Work on the proposed $50 million Jonesboro Sport Complex has been slow to start. One critical decision that will have to be made in the near future is how the financial structure for the project will be arranged and who will own the facility.
Attorney Michelle Allgood has advised the Jonesboro Advertising & Promotion Commission to enter into an agreement that will allow for the complex to be owned by the Jonesboro Public Facilities Board. The board is a governmental entity that can issue revenue bonds for these types of projects. It operates in a non-profit capacity, and it will give city officials a layer of transparency, she said. She recommended that the A&P Commission remain as the facility operator once it’s complete.
Bonds could be issued from the start to pay for the construction, but there might be other options, she said. The project could qualify for tax exempt financing, meaning it could get a lower interest rate. Allgood said the financing could be structured in a way that interest only starts to accrue when specific parts of the project need to be funded. For example, if it costs $500,000 to start the dirt work for the foundation, then only that would accrue interest instead of the whole project being funded on the front end and interest would accrue on the entire amount financed from the start.
Allgood, who works for Mitchell Williams law firm, said several banks will be interested in an arrangement like that.
“You need to know where you are getting your funds from the beginning,” she said.
A&P Committee members voted in July to meet with the Jonesboro Public Facilities Board to seek out a possible ownership agreement.
Even as financial details are being ironed out, work on the final proposal for the project is ongoing, Steering Committee Chairman Kevin Hodges said. A series of nine public meetings was held earlier this summer. Officials wanted to inform the public about what is being proposed and they wanted to get community feedback about their wants and desires for the complex, he said.
“We’ve been working on this for several months. We feel really good about how it will lay out,” Hodges said. “It’s going to be a sizable facility.”
According to a feasibility study by Eastern Sports Management, the complex will generate more than $740 million worth of economic activity during its lifetime. That includes more than $500 million in taxable spending. ESM’s Economic Impact Report said the city would tally more than $7.6 million in sales and use tax collections. Another $8 million would be garnered through hotel tax collections and would generate another $6.3 million in utilities revenue. The complex would have a $22 million total impact on city coffers alone, the report noted.

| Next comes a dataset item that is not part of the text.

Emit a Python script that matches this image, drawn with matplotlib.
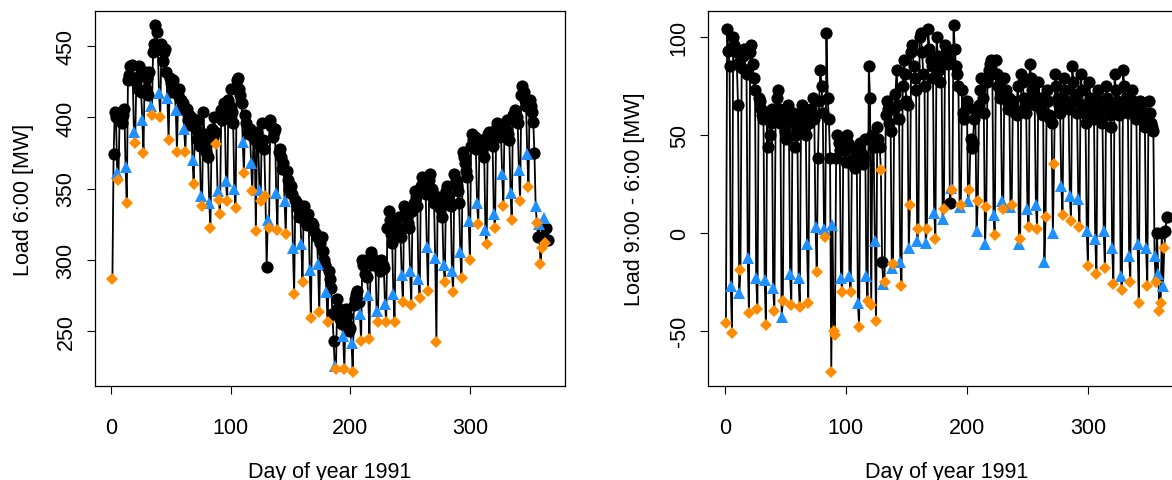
import numpy as np
import pandas as pd
import matplotlib
matplotlib.use('Agg')
import matplotlib.pyplot as plt

plt.rcParams['font.family'] = ['Liberation Sans', 'DejaVu Sans']
plt.rcParams['axes.unicode_minus'] = False

# daily values 1991, one row per week (Mon..Sun), first row starts Tue 1 Jan
load6 = [
    286, 374, 404, 400, 361, 356,
    398, 403, 396, 402, 406, 365, 340,
    426, 430, 436, 437, 428, 390, 382,
    425, 420, 436, 430, 418, 398, 375,
    432, 420, 428, 416, 432, 408, 402,
    446, 452, 465, 460, 448, 417, 400,
    452, 440, 446, 448, 432, 414, 384,
    428, 424, 418, 426, 420, 405, 376,
    416, 420, 412, 406, 410, 392, 376,
    406, 398, 402, 395, 400, 370, 353,
    396, 392, 385, 398, 380, 345, 338,
    404, 388, 376, 382, 372, 340, 322,
    392, 386, 400, 390, 381, 348, 342,
    332, 405, 398, 410, 402, 355, 341,
    412, 408, 420, 404, 396, 350, 336,
    426, 428, 420, 416, 410, 383, 361,
    402, 396, 390, 388, 392, 368, 348,
    386, 384, 320, 390, 382, 349, 341,
    396, 384, 378, 345, 295, 328, 322,
    398, 394, 386, 390, 392, 347, 321,
    376, 378, 372, 364, 368, 341, 318,
    362, 356, 350, 352, 346, 308, 276,
    342, 340, 336, 330, 334, 311, 284,
    338, 330, 326, 324, 332, 293, 259,
    326, 324, 320, 318, 316, 297, 263,
    312, 316, 306, 300, 296, 277, 256,
    292, 286, 280, 262, 243, 225, 223,
    272, 266, 258, 262, 255, 246, 223,
    265, 260, 254, 250, 252, 241, 221,
    268, 272, 276, 278, 270, 262, 243,
    300, 296, 290, 300, 288, 275, 244,
    305, 302, 296, 300, 298, 264, 256,
    298, 292, 300, 296, 294, 269, 256,
    322, 334, 328, 318, 312, 276, 256,
    326, 318, 322, 330, 316, 289, 270,
    338, 336, 330, 326, 322, 292, 268,
    334, 340, 348, 344, 338, 286, 273,
    352, 358, 354, 350, 346, 309, 278,
    356, 360, 350, 346, 340, 301, 242,
    340, 344, 336, 338, 330, 296, 284,
    348, 352, 345, 340, 338, 292, 277,
    360, 356, 352, 348, 340, 305, 287,
    376, 372, 368, 362, 358, 327, 300,
    380, 388, 384, 386, 378, 340, 325,
    382, 384, 378, 380, 372, 321, 311,
    388, 390, 386, 384, 380, 332, 322,
    392, 396, 390, 386, 388, 360, 338,
    396, 392, 398, 388, 384, 347, 328,
    402, 398, 405, 400, 396, 363, 341,
    416, 422, 418, 412, 408, 374, 351,
    412, 408, 404, 397, 375, 338, 326,
    316, 325, 297, 308, 316, 329, 312,
    322, 314,
]

diff96 = [
    -46, 104, 93, 85, -27, -51,
    100, 96, 92, 86, 65, -31, -19,
    84, 90, 94, 83, 81, -13, -41,
    92, 96, 86, 79, 73, -23, -39,
    69, 67, 63, 60, 58, -24, -47,
    61, 44, 50, 56, 63, -28, -40,
    58, 69, 73, 63, 56, -43, -35,
    60, 52, 48, 65, 58, -21, -37,
    61, 56, 44, 50, 53, -23, -38,
    61, 65, 58, 54, 50, -6, -36,
    56, 63, 61, 69, 58, 3, -20,
    38, 67, 83, 75, 61, 2, -2,
    102, 69, 58, 38, -71, 4, -50,
    -52, 38, 50, 46, 42, -23, -30,
    48, 42, 36, 50, 46, -22, -30,
    35, 44, 38, 33, 40, -36, -48,
    46, 40, 35, 38, 48, -22, -35,
    85, 69, -37, 50, 44, -4, -45,
    54, 48, 44, 32, -15, -26, -25,
    60, 67, 63, 56, 52, -18, -16,
    63, 71, 83, 65, 58, -15, -27,
    75, 88, 81, 67, 65, -8, 14,
    92, 96, 85, 79, 73, -4, 2,
    100, 102, 92, 81, 75, -5, 2,
    104, 94, 88, 85, 79, 10, -3,
    100, 90, 83, 77, 88, 7, 12,
    96, 92, 86, 88, 15, 23, 22,
    106, 94, 85, 81, 75, 13, 14,
    73, 61, 58, 63, 67, 16, 22,
    48, 43, 46, 58, 63, 1, 16,
    65, 73, 79, 69, 61, -6, 13,
    77, 83, 86, 88, 81, 9, -1,
    88, 81, 75, 69, 71, 16, 12,
    79, 73, 67, 63, 69, 13, 14,
    67, 63, 61, 60, 75, -6, -3,
    81, 77, 69, 65, 61, 12, 3,
    86, 79, 73, 67, 65, 14, 2,
    77, 69, 63, 61, 60, -15, 8,
    73, 67, 60, 58, 56, 0, 35,
    81, 75, 69, 65, 61, 24, 9,
    79, 73, 67, 65, 63, 19, 6,
    85, 77, 71, 67, 61, 17, 3,
    81, 73, 65, 61, 56, 1, -17,
    77, 69, 63, 60, 58, -3, -21,
    73, 67, 63, 58, 56, 1, -18,
    75, 69, 65, 60, 54, -8, -26,
    81, 73, 67, 63, 60, -22, -29,
    83, 75, 69, 65, 61, -12, -25,
    73, 67, 65, 60, 58, -6, -36,
    67, 63, 60, 56, 54, -8, -27,
    67, 61, 56, 54, 52, -12, -25,
    0, -21, -40, -36, 0, -27, -8,
    1, 8,
]

holidays = [1, 88, 91, 121, 129, 359, 360]   # drawn like Sundays
half_days = [358]                            # drawn like Saturdays

days = np.arange(1, 366)
dow = pd.date_range('1991-01-01', periods=365).dayofweek.values
is_sun = (dow == 6) | np.isin(days, holidays)
is_sat = ((dow == 5) | np.isin(days, half_days)) & ~is_sun
is_wd = ~is_sun & ~is_sat

fig = plt.figure(figsize=(11.72, 4.81), dpi=100)
ax1 = fig.add_axes([95 / 1172, 94.3 / 481, 470 / 1172, 374.5 / 481])
ax2 = fig.add_axes([708.3 / 1172, 94.3 / 481, 476 / 1172, 374.5 / 481])

panels = [(ax1, np.array(load6), 'Load 6:00 [MW]', [250, 300, 350, 400, 450]),
          (ax2, np.array(diff96), 'Load 9:00 - 6:00 [MW]', [-50, 0, 50, 100])]

for ax, y, lab, yt in panels:
    ax.plot(days, y, color='black', lw=1.3, zorder=1)
    ax.plot(days[is_wd], y[is_wd], 'o', color='black', ms=8.8, mew=0, zorder=2)
    ax.plot(days[is_sat], y[is_sat], '^', color='#1E90FF', ms=8.6, mew=0, zorder=3)
    ax.plot(days[is_sun], y[is_sun], 'D', color='#FF8C00', ms=6.6, mew=0, zorder=3)
    ax.margins(0.04)
    ax.set_xticks([0, 100, 200, 300])
    ax.set_yticks(yt)
    ax.tick_params(direction='out', length=5.8, width=0.8, labelsize=15.5)
    ax.tick_params(axis='x', pad=16.5)
    ax.tick_params(axis='y', pad=7.5, labelrotation=90)
    for t in ax.get_yticklabels():
        t.set_va('center')
    for s in ax.spines.values():
        s.set_linewidth(0.9)
    ax.set_xlabel('Day of year 1991', fontsize=15.5)
    ax.set_ylabel(lab, fontsize=15.5)
    ax.xaxis.set_label_coords(0.5, -0.228)
    ax.xaxis.label.set_va('center')
    ax.yaxis.label.set_va('center')

ax1.yaxis.set_label_coords(-0.153, 0.5)
ax2.yaxis.set_label_coords(-0.154, 0.5)

plt.savefig('out.png', dpi=100)
plt.close()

The complex will have an aquatic center with a competition level pool, warm up lanes and other indoor aquatics. Among the features that will be offered will be a splash pad and a 22,000 square foot, outdoor aquatics area. The second part of the complex will feature basketball, volleyball and pickleball courts. It will also have synthetic turf fields, meeting rooms, offices, and a kitchen.
The public meetings have provided a lot of input, Hodges said. Diving boards may be added to the pool. A permanent seating area that could seat up to 1,200 guests is under consideration for the aquatic center.

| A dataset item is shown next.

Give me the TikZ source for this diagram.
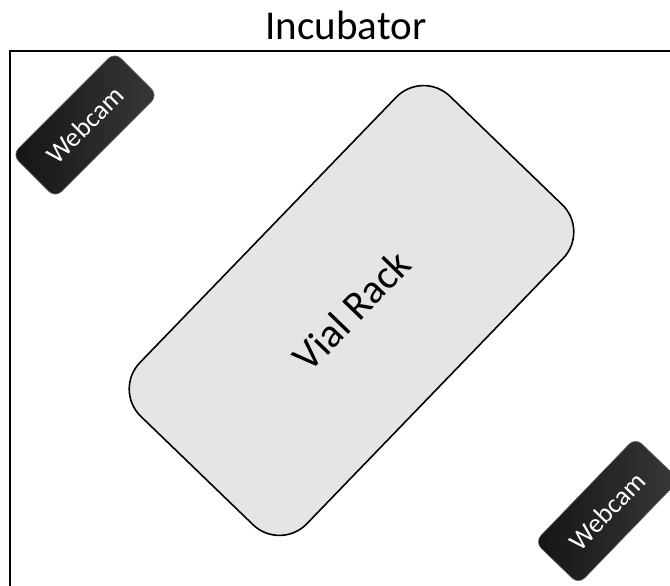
\documentclass[tikz,border=0pt]{standalone}
\usepackage{fontspec}
\setmainfont{Carlito}
\begin{document}
\begin{tikzpicture}[x=1pt,y=1pt,
    rack/.style={draw=black,line width=1.6pt,fill=black!10,rounded corners=38pt,
      minimum width=445pt,minimum height=232pt,inner sep=0pt,
      font=\fontsize{41}{41}\selectfont},
    cam/.style={draw=black!60,line width=0.6pt,rounded corners=9pt,
      minimum width=145pt,minimum height=61pt,inner sep=0pt,
      left color=black!92,right color=black!78,text=white,
      font=\fontsize{27}{27}\selectfont}]
  \useasboundingbox (0,0) rectangle (670,586);
  \node[anchor=base,font=\fontsize{41}{41}\selectfont] (title) at (346,546) {Incubator};
  % incubator walls (open to the right and bottom)
  \draw[line width=2.5pt] (10,-20) -- (10,535) -- (690,535);
  \node[rack,rotate=46] (rack) at (351.5,275.5) {Vial Rack};
  \node[cam,rotate=45] (camA) at (85,461) {Webcam};
  \node[cam,rotate=46] (camB) at (607,75) {Webcam};
\end{tikzpicture}
\end{document}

At least 10 basketball courts could be built. The courts could be turned into 20 volleyball courts and 30 pickleball courts for tournaments. Better food options other than a traditional concession stand are being contemplated, Hodges added.
Members of the public have been asked to vote on the four design choices the committee is considering. Traditional, natural, modern, and lodge are the styles under consideration.
There were a few minor surprises when it came to facility requests, Hodges said. Several asked for cricket and rollerblading courts to be added, along with indoor practice facility space.
The project will be paid for with a 2% prepared food tax. The tax will generate about $5 million per year. City officials are contemplating how to finance the project either with bonds or other means.
The Jonesboro A&P Commission recently voted to spend $45,000 to hire ESM as a consultant when purchasing equipment and fixtures for the facility. The agreement includes a 3% procurement that would go to ESM for the total cost of the equipment and fixtures.
Hodges said ESM has experience setting up facilities like this and their expertise will be critical in acquiring the right equipment and fixtures. Once the complex is complete, ESM would like to enter into a management agreement, he added.
A&P Chairman Jerry Morgan said it’s taking longer than originally planned for construction to begin. But officials want to ensure the project is done right, he said.
“It’s taking a little longer than anticipated. We are going to have some issues. We are going to have some hurdles. It will take time,” he said.